Но богатый Киев еще держался. Ведь недаром мудрый Даждьбог дал прошлой осенью такой урожай. А то, что беднота мерла, то все одно по весне новый приток беженцев прибудет. Не оскудеет град людьми.
И вот в один из таких снежных весенних дней, когда бояре собрались в гриднице думу думать, к ним вышел Аскольд. Тяжело еще вышел, опираясь на палку, но уже без поддержки раба-прислужника. Бояре сначала только повскакивали, глядели на своего князя. Видели, как исхудал, как кожа на нем обвисла, как поседели его спадающие на плечи волосы и пошла изморозью прежде медно-рыжая борода. Но светлые глаза князя смотрели уверенно, а в том, как он, прихрамывая, волоча за собой полы собольей шубы, прошел и занял свое место на высоком стольце у торцевой стены, была даже известная величавость. И тогда кто-то выкрикнул:
— Слава и многие лета Аскольду, князю Киевскому!
Тотчас гридница взорвалась громкими криками, приветствиями.
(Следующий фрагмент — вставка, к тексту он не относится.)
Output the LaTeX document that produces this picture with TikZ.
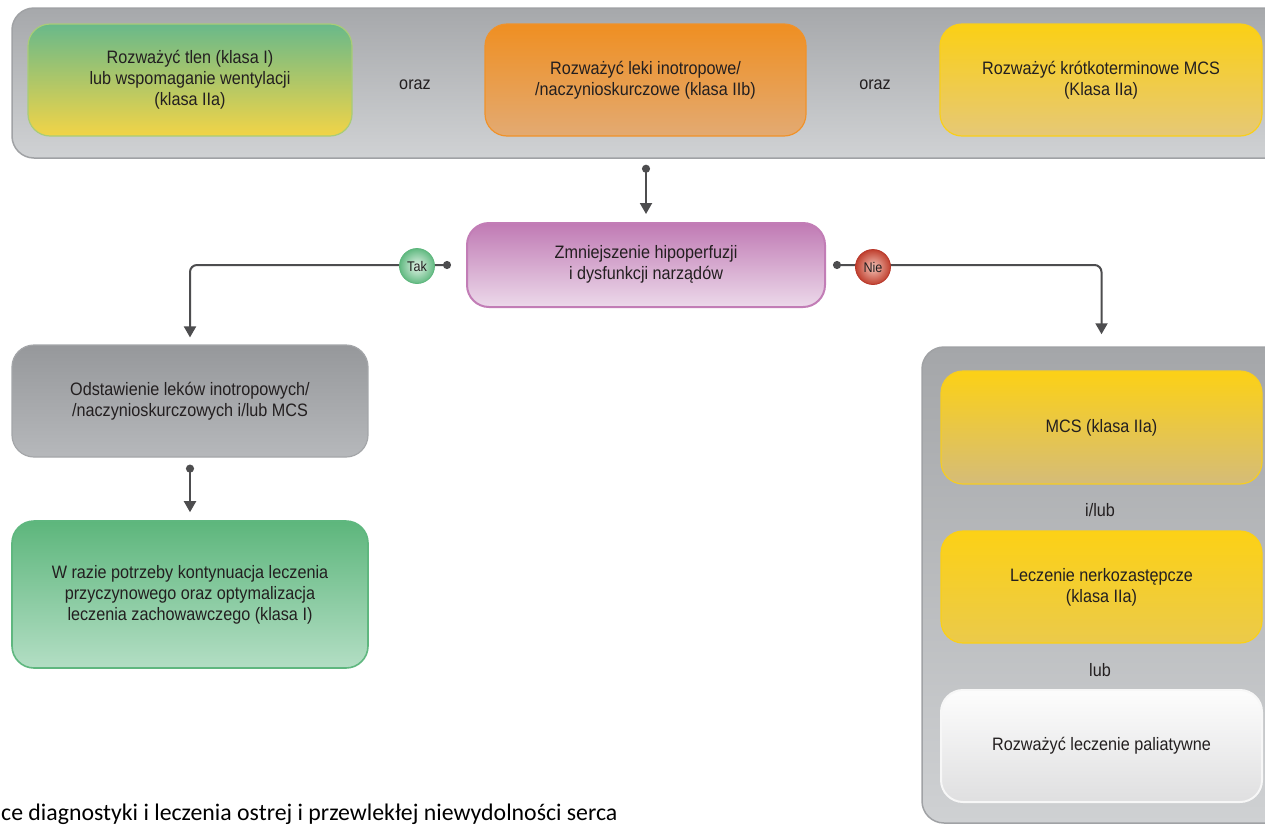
\documentclass[tikz,border=0pt]{standalone}
\usepackage{fontspec}
\setmainfont{Liberation Sans}[FakeStretch=0.9]
\newfontfamily\captionfont{Carlito}
\usetikzlibrary{arrows.meta}

\definecolor{txt}{HTML}{231F20}
\definecolor{wire}{HTML}{4D4D4F}
\definecolor{panelEdge}{HTML}{A0A2A5}
\definecolor{panelTop}{HTML}{A6A8AB}
\definecolor{panelBot}{HTML}{D0D2D4}
\definecolor{oxyEdge}{HTML}{A9CC78}
\definecolor{oxyTop}{HTML}{69B98A}
\definecolor{oxyBot}{HTML}{F2D447}
\definecolor{inoEdge}{HTML}{F0922A}
\definecolor{inoTop}{HTML}{EF8F22}
\definecolor{inoBot}{HTML}{E3AA72}
\definecolor{ylwEdge}{HTML}{F9CF1A}
\definecolor{ylwTop}{HTML}{FBD015}
\definecolor{ylwBot}{HTML}{E6C876}
\definecolor{hypEdge}{HTML}{C27DB6}
\definecolor{hypTop}{HTML}{C07AB4}
\definecolor{hypBot}{HTML}{ECD9EA}
\definecolor{weanEdge}{HTML}{A4A6A9}
\definecolor{weanTop}{HTML}{96989B}
\definecolor{weanBot}{HTML}{B6B8BB}
\definecolor{contEdge}{HTML}{5FB77F}
\definecolor{contTop}{HTML}{5DB67C}
\definecolor{contBot}{HTML}{B3DEC4}
\definecolor{rpTop}{HTML}{A4A6A9}
\definecolor{rpBot}{HTML}{CFD1D3}
\definecolor{mcsEdge}{HTML}{F6CD22}
\definecolor{mcsTop}{HTML}{FCD116}
\definecolor{mcsBot}{HTML}{D5BC78}
\definecolor{renEdge}{HTML}{FBD016}
\definecolor{renBot}{HTML}{EBCA4A}
\definecolor{palEdge}{HTML}{F7F7F7}
\definecolor{palTop}{HTML}{FDFDFD}
\definecolor{palBot}{HTML}{DFDFE0}
\definecolor{yesEdge}{HTML}{5DB67C}
\definecolor{yesIn}{HTML}{E4F3E8}
\definecolor{yesOut}{HTML}{62BA82}
\definecolor{noEdge}{HTML}{B8372A}
\definecolor{noIn}{HTML}{F3C4B8}
\definecolor{noOut}{HTML}{C0402F}

\tikzset{
  box/.style={rounded corners=22pt, inner sep=0pt, align=center,
    text=txt, font=\fontsize{18}{21}\selectfont, line width=1.2pt},
  panel/.style={rounded corners=22pt, inner sep=0pt, line width=1.5pt,
    draw=panelEdge},
  conn/.style={draw=wire, line width=2pt, rounded corners=7pt,
    {Circle[length=8pt,width=8pt]}-{Triangle[length=11pt,width=12pt]}},
  word/.style={text=txt, font=\fontsize{18}{21}\selectfont},
  badge/.style={circle, minimum size=35pt, inner sep=0pt, text=txt,
    font=\fontsize{14}{16}\selectfont, draw=#1, line width=0.8pt}
}

\begin{document}
\begin{tikzpicture}[x=1pt,y=-1pt]
\fill[white] (0,0) rectangle (1265,825);
\clip (0,0) rectangle (1265,825);

% upper panel with three options
\node[panel, top color=panelTop, bottom color=panelBot,
  minimum width=1290pt, minimum height=150pt] (toppanel) at (657,83) {};
\node[box, draw=oxyEdge, top color=oxyTop, bottom color=oxyBot,
  minimum width=324pt, minimum height=112pt] (oxygen) at (190,80)
  {Rozważyć tlen (klasa I)\\lub wspomaganie wentylacji\\(klasa IIa)};
\node[word] (and1) at (415,85) {oraz};
\node[box, draw=inoEdge, top color=inoTop, bottom color=inoBot,
  minimum width=321pt, minimum height=112pt] (inotrop) at (645.5,80)
  {Rozważyć leki inotropowe/\\/naczynioskurczowe (klasa IIb)};
\node[word] (and2) at (875,85) {oraz};
\node[box, draw=ylwEdge, top color=ylwTop, bottom color=ylwBot,
  minimum width=322pt, minimum height=112pt] (mcsshort) at (1101,80)
  {Rozważyć krótkoterminowe MCS\\(Klasa IIa)};

% decision
\node[box, draw=hypEdge, line width=2pt, top color=hypTop, bottom color=hypBot,
  minimum width=358pt, minimum height=84pt] (hypo) at (646,265)
  {\raisebox{4pt}{\begin{tabular}{@{}c@{}}Zmniejszenie hipoperfuzji\\i dysfunkcji narządów\end{tabular}}};

% left branch
\node[box, draw=weanEdge, top color=weanTop, bottom color=weanBot,
  minimum width=356pt, minimum height=112pt] (wean) at (190,401)
  {Odstawienie leków inotropowych/\\/naczynioskurczowych i/lub MCS};
\node[box, draw=contEdge, line width=1.6pt, top color=contTop, bottom color=contBot,
  minimum width=356pt, minimum height=147pt] (cont) at (190,594.5)
  {W razie potrzeby kontynuacja leczenia\\przyczynowego oraz optymalizacja\\leczenia zachowawczego (klasa I)};

% right branch panel
\node[panel, top color=rpTop, bottom color=rpBot,
  minimum width=370pt, minimum height=476pt] (rightpanel) at (1107,585) {};
\node[box, draw=mcsEdge, top color=mcsTop, bottom color=mcsBot,
  minimum width=321pt, minimum height=113pt] (mcs) at (1101.5,427.5)
  {MCS (klasa IIa)};
\node[word] (andor) at (1100,510) {i/lub};
\node[box, draw=renEdge, top color=mcsTop, bottom color=renBot,
  minimum width=321pt, minimum height=112pt] (renal) at (1101.5,587)
  {Leczenie nerkozastępcze\\(klasa IIa)};
\node[word] (or) at (1100,670) {lub};
\node[box, draw=palEdge, line width=2pt, top color=palTop, bottom color=palBot,
  minimum width=321pt, minimum height=112pt] (palliative) at (1101.5,746)
  {Rozważyć leczenie paliatywne};

% connectors
\draw[conn] ([yshift=-6pt]toppanel.south -| hypo.north) -- ([yshift=8pt]hypo.north);
\draw[conn] ([xshift=-15pt]hypo.west) -| ([yshift=7pt]wean.north);
\draw[conn] ([xshift=7pt]hypo.east) -| ([yshift=12pt]rightpanel.north -| mcs.north);
\draw[conn] ([yshift=-7pt]wean.south) -- ([yshift=8pt]cont.north);

% branch labels
\node[badge=yesEdge, inner color=yesIn, outer color=yesOut] (yes) at (417,266) {Tak};
\node[badge=noEdge, inner color=noIn, outer color=noOut] (no) at (873,267) {Nie};

% running footer
\node[anchor=base west, inner sep=0pt, text=black, font=\captionfont\fontsize{23.8}{28}\selectfont]
  (footer) at (1,820) {ce diagnostyki i leczenia ostrej i przewlekłej niewydolności serca};
\end{tikzpicture}
\end{document}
Бояре, забыв степенность, кидались к князю, склоняли гордые шеи в поклонах, а там и меда велели принести, пили за выздоровление Аскольда.
У него на душе потеплело, когда увидел, как ему рады. Побоялся даже, что слезу уронит. За время болезни это с ним случалось не раз. Но взял себя в руки. Знал, что ему еще предстоит сказать такое, что вызовет у бояр возмущение и гнев. О союзе с древлянами против Олега Новгородского. Однако говорить то, о чем они удумали с Твердохлебой, не спешил. Ждал гонца.
— Ну что, бояре нарочитые, опять мы с вами будем дела вершить да рядить ладком. Так что садитесь на места свои и будем думу думать, как с напастью да лихолетьем справляться.
Бояре шумно рассаживались. Вновь напускали на себя степенность, кутались в дорогие шубы, ибо в гриднице не было печи, а окна никогда тут не закрывали ставнями. Пар валил при дыхании, когда они сообщали Аскольду о бедствиях в городе, будто он и впрямь где-то пропадал и только вернулся. Но князь кивал, а сам все прислушивался. Вот-вот должен был появиться гонец с сообщением, сладилось ли у Дира сговориться с извечными врагами Киева — древлянами дикими. От этого многое зависело. А уж Аскольд сможет совладать с боярами, объяснить, какая беда идет на них и что иного выхода нет, как новых союзников против Олега набрать. Тех же древлян воинственных. И в том жена ему будет помощницей. Ведь она, разумница, научила мужа, как кого уговорить, с кем как сладить.
И гонец прибыл. Вбежал в гридницу незнакомый Аскольду гридень, слова сперва не мог сказать, задыхался.
— Ты от брата моего Дира али как? — важно спросил Аскольд. Гридень так и кинулся к нему.
— Не вели казнить, пресветлый князь. Вели слово молвить.
— Говори.
И покосился на бояр, ожидая их реакции. Но через миг и сам поднялся, задышал бурно.
— Весть у меня, — сказал гридень. — Олег Новгородский Смоленск взял.
И зашумели, загалдели бояре, слушая, как свои же кривичи впустили северного князя в город Смоленск, признали его верховенство. А ведь Смоленск был ключом ко всему днепровскому отрезку пути из «варяг в греки». И теперь только гадать приходилось, как все это скажется на Киеве. Да и гадать не приходилось — плохо скажется.
Почти никто не обратил внимания, как в гриднице появилась княгиня Твердохлеба, быстро подошла к застывшему в растерянности мужу.
— Не все так худо, Аскольд. Ибо волк этот Олег показал, чего от него ожидать. Теперь бояре поймут, что нам нужны союзники. Даже подивятся твоей мудрости. Так что — говори!
ГЛАВА 6
Карина обновила монисто бывшего супруга Боригора. Новые монетки-дирхемы светло блестели, отличаясь от старых. И когда Карина, вытянув руку, свесила монисто над свежевыкопанной ямой, оно сверкнуло ярким серебром. В последний раз.